Records for this task.
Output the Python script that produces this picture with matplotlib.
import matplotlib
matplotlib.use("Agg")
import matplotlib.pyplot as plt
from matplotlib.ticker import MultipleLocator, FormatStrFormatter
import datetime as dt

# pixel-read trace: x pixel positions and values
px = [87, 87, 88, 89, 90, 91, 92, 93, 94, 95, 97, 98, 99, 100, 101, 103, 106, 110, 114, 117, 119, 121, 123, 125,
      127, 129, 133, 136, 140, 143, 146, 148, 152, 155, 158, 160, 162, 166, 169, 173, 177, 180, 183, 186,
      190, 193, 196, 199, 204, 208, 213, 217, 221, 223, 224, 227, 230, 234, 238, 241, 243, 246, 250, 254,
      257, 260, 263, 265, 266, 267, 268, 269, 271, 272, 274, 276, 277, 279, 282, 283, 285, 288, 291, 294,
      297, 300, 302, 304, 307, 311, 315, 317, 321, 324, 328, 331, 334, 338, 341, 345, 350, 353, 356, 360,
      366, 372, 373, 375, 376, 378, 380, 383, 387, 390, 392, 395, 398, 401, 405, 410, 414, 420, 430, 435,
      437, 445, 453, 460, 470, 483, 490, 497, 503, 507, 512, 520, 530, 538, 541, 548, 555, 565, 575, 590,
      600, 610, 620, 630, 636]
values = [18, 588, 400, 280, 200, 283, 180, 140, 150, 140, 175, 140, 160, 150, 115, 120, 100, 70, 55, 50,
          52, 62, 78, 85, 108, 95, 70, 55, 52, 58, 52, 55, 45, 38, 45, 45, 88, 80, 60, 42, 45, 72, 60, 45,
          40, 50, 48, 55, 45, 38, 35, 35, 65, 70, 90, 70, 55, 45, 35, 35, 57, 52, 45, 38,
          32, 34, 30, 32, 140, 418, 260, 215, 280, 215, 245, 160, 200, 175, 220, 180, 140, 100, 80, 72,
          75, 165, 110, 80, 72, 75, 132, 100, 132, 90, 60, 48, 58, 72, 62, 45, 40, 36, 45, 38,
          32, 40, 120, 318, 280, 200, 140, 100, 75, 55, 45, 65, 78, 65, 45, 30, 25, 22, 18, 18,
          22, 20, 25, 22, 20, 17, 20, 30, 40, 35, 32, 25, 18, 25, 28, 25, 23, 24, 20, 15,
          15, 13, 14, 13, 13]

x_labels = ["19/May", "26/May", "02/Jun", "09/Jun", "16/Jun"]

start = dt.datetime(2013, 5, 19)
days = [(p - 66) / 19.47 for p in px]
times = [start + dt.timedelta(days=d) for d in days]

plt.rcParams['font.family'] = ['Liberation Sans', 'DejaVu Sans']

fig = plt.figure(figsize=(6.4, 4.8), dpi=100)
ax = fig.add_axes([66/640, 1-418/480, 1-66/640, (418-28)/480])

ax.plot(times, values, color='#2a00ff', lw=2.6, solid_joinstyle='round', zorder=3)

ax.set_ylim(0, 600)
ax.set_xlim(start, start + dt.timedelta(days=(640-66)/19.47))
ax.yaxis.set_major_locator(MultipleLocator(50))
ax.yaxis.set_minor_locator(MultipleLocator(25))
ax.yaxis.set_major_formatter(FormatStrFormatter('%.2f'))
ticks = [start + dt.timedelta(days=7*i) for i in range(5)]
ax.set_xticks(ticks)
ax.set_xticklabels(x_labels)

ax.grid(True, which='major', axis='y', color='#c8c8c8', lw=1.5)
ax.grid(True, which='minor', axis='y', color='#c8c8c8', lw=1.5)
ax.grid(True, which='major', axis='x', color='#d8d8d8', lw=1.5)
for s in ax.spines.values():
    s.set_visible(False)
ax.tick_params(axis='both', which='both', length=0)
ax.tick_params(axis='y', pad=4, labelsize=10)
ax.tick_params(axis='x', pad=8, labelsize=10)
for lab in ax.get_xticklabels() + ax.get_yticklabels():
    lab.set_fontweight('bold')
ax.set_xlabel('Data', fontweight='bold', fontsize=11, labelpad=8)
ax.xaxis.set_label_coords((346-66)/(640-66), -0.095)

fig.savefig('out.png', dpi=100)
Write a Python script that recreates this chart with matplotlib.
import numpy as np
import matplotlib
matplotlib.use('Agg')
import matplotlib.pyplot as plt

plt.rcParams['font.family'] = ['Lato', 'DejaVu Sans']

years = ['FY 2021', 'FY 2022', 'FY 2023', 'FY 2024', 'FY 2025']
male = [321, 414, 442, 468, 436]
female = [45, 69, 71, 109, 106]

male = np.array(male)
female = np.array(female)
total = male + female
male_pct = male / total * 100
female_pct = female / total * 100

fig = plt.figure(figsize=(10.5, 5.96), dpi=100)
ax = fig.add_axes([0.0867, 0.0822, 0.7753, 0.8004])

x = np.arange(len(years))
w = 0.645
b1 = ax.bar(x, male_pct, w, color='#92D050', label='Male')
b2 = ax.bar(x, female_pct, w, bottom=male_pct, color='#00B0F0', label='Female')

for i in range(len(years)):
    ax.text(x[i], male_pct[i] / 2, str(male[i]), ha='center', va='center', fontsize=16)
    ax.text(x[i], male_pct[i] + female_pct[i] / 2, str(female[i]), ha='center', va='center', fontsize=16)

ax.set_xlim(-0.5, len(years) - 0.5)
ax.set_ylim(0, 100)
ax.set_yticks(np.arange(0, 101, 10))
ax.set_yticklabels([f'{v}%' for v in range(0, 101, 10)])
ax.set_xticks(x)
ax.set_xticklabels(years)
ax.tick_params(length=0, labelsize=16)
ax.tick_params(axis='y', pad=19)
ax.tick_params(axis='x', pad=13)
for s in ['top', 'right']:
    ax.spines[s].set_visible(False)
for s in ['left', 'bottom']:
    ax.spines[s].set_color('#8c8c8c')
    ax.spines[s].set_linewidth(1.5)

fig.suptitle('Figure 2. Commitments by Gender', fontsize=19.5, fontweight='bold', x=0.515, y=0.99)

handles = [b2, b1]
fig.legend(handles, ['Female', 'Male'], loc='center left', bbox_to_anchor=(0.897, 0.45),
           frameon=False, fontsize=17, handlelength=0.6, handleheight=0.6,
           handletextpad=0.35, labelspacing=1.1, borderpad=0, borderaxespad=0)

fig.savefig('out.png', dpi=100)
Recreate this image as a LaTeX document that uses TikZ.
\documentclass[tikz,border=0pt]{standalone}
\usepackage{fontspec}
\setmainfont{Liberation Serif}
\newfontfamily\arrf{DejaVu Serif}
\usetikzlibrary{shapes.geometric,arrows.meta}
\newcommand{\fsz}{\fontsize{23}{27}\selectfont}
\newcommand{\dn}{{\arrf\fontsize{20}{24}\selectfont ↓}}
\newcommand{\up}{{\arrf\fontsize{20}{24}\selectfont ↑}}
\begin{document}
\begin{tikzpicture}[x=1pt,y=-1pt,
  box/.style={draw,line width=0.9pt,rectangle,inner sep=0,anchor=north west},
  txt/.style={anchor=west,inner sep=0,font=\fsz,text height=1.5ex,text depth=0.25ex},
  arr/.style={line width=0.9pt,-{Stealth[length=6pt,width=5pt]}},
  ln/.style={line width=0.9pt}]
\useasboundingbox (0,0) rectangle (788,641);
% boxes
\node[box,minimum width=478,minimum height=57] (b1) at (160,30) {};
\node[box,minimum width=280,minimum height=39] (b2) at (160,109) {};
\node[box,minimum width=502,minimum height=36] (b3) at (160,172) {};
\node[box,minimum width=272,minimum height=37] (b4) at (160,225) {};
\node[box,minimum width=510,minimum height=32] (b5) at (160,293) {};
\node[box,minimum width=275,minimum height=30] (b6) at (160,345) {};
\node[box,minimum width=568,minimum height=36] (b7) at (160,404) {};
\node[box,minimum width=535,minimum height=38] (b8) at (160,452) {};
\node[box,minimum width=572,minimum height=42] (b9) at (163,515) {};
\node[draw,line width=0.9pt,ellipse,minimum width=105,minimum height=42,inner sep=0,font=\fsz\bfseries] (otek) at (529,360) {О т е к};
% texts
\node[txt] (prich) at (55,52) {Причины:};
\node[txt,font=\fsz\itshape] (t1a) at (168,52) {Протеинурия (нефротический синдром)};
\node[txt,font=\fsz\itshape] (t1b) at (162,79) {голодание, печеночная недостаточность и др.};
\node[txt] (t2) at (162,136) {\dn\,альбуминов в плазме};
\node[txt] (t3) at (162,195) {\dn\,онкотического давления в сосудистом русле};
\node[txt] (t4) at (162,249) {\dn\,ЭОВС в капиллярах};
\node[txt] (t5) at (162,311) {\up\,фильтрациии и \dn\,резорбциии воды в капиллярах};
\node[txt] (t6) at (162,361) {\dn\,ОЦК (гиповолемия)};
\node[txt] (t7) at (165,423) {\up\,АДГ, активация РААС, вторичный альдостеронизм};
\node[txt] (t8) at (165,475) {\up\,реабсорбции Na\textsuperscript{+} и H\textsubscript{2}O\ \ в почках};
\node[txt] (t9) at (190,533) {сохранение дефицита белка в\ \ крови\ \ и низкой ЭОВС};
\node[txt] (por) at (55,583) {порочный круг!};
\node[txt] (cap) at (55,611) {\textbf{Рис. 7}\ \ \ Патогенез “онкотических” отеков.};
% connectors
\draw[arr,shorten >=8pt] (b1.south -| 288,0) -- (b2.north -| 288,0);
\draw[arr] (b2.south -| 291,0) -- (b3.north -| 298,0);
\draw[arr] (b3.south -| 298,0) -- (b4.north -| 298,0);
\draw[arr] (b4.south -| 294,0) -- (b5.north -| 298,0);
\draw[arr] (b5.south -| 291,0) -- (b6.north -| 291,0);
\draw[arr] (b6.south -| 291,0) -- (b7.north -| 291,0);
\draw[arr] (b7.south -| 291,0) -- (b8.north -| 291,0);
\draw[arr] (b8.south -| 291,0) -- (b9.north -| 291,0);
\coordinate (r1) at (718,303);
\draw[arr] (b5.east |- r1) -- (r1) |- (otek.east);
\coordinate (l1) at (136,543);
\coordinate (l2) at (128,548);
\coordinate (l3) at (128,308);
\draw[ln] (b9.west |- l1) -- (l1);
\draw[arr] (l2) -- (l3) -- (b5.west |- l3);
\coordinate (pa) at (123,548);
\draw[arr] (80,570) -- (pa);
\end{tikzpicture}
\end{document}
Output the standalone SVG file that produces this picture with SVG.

Direction. Print the lines from the line with "Write a Python" to the line with "female_pct = female / total * 100" exactly, and print nothing else. Both of those lines are included.

Task solution.
Write a Python script that recreates this chart with matplotlib.
import numpy as np
import matplotlib
matplotlib.use('Agg')
import matplotlib.pyplot as plt

plt.rcParams['font.family'] = ['Lato', 'DejaVu Sans']

years = ['FY 2021', 'FY 2022', 'FY 2023', 'FY 2024', 'FY 2025']
male = [321, 414, 442, 468, 436]
female = [45, 69, 71, 109, 106]

male = np.array(male)
female = np.array(female)
total = male + female
male_pct = male / total * 100
female_pct = female / total * 100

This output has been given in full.